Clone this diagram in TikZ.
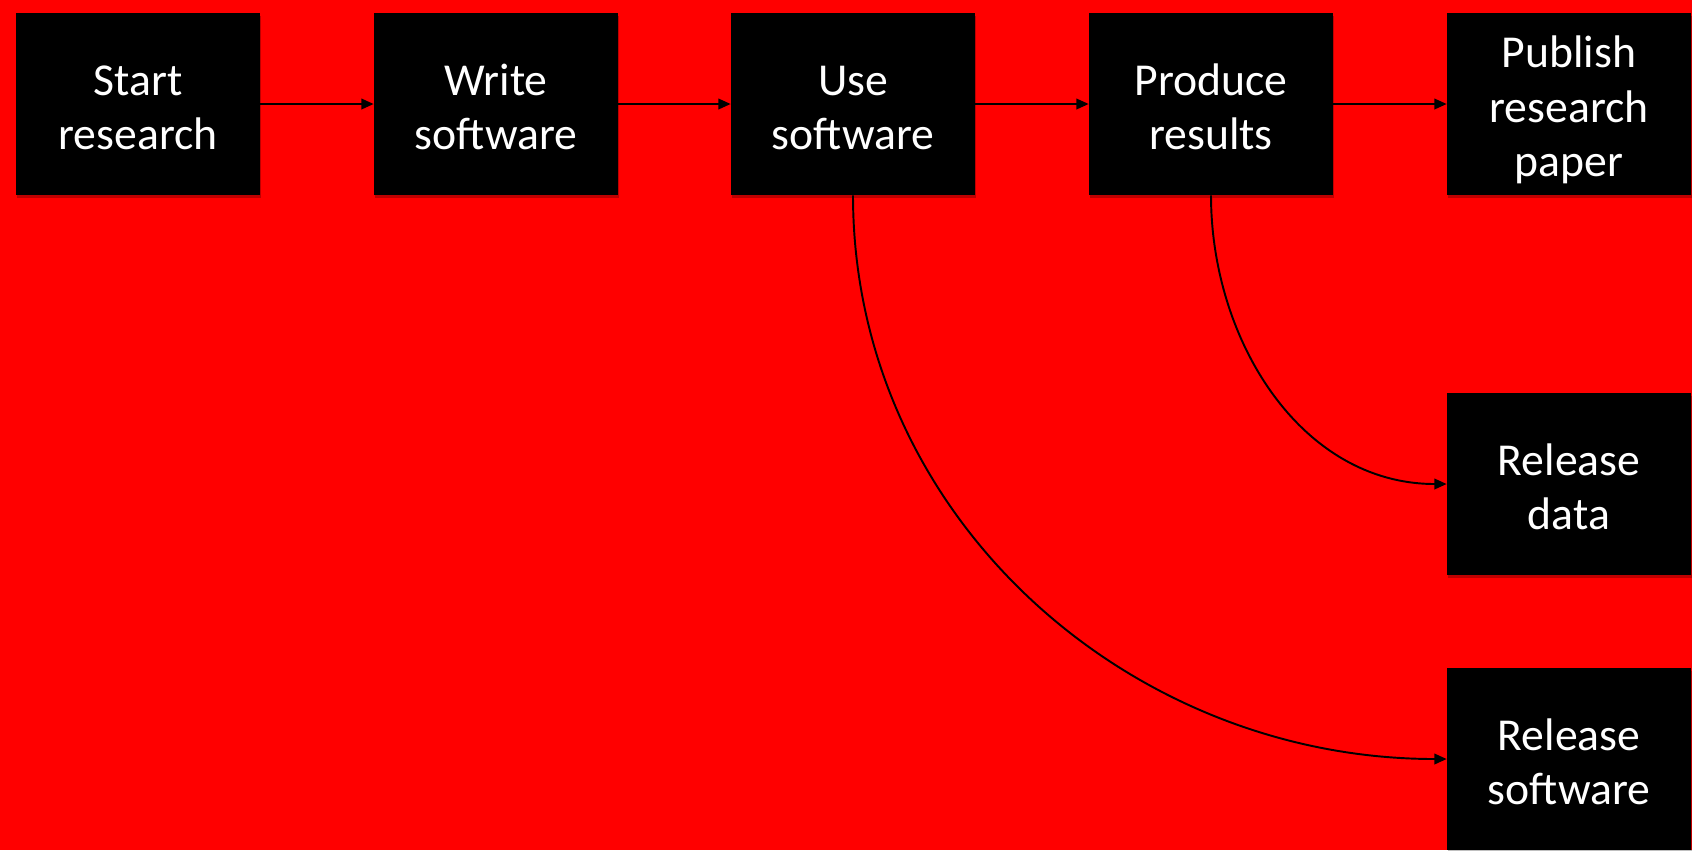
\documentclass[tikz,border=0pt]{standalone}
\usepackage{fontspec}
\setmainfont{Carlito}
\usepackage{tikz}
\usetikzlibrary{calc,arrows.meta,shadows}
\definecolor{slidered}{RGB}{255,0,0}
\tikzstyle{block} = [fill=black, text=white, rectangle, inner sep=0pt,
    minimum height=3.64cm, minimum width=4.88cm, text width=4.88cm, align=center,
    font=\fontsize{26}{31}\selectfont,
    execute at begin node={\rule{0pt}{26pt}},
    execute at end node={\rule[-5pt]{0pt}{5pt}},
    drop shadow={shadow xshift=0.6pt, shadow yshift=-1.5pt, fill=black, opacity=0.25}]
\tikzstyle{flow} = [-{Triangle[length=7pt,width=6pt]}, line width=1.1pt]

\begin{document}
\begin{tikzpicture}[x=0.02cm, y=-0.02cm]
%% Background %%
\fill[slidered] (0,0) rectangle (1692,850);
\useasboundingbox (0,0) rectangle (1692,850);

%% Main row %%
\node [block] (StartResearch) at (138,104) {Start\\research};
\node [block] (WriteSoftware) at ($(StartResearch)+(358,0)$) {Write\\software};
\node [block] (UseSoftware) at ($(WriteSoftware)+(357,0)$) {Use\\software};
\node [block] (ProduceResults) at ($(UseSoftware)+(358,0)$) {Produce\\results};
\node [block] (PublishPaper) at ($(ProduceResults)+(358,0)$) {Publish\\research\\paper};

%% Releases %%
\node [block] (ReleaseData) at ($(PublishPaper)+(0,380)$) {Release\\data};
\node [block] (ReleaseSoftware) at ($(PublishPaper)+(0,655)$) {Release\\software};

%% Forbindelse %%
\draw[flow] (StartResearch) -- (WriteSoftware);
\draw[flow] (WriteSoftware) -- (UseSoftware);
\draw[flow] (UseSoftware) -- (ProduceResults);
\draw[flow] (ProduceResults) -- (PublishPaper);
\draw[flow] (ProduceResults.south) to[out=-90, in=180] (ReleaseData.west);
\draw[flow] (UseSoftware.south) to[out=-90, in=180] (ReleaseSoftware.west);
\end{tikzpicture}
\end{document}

◆ Task to complete
Reproduce the material in its entirety and word for word, without the pictures.

◆ Problem solution
Clone this diagram in TikZ.
\documentclass[tikz,border=0pt]{standalone}
\usepackage{fontspec}
\setmainfont{Carlito}
\usepackage{tikz}
\usetikzlibrary{calc,arrows.meta,shadows}
\definecolor{slidered}{RGB}{255,0,0}
\tikzstyle{block} = [fill=black, text=white, rectangle, inner sep=0pt,
    minimum height=3.64cm, minimum width=4.88cm, text width=4.88cm, align=center,
    font=\fontsize{26}{31}\selectfont,
    execute at begin node={\rule{0pt}{26pt}},
    execute at end node={\rule[-5pt]{0pt}{5pt}},
    drop shadow={shadow xshift=0.6pt, shadow yshift=-1.5pt, fill=black, opacity=0.25}]
\tikzstyle{flow} = [-{Triangle[length=7pt,width=6pt]}, line width=1.1pt]

\begin{document}
\begin{tikzpicture}[x=0.02cm, y=-0.02cm]
%% Background %%
\fill[slidered] (0,0) rectangle (1692,850);
\useasboundingbox (0,0) rectangle (1692,850);

%% Main row %%
\node [block] (StartResearch) at (138,104) {Start\\research};
\node [block] (WriteSoftware) at ($(StartResearch)+(358,0)$) {Write\\software};
\node [block] (UseSoftware) at ($(WriteSoftware)+(357,0)$) {Use\\software};
\node [block] (ProduceResults) at ($(UseSoftware)+(358,0)$) {Produce\\results};
\node [block] (PublishPaper) at ($(ProduceResults)+(358,0)$) {Publish\\research\\paper};

%% Releases %%
\node [block] (ReleaseData) at ($(PublishPaper)+(0,380)$) {Release\\data};
\node [block] (ReleaseSoftware) at ($(PublishPaper)+(0,655)$) {Release\\software};

%% Forbindelse %%
\draw[flow] (StartResearch) -- (WriteSoftware);
\draw[flow] (WriteSoftware) -- (UseSoftware);
\draw[flow] (UseSoftware) -- (ProduceResults);
\draw[flow] (ProduceResults) -- (PublishPaper);
\draw[flow] (ProduceResults.south) to[out=-90, in=180] (ReleaseData.west);
\draw[flow] (UseSoftware.south) to[out=-90, in=180] (ReleaseSoftware.west);
\end{tikzpicture}
\end{document}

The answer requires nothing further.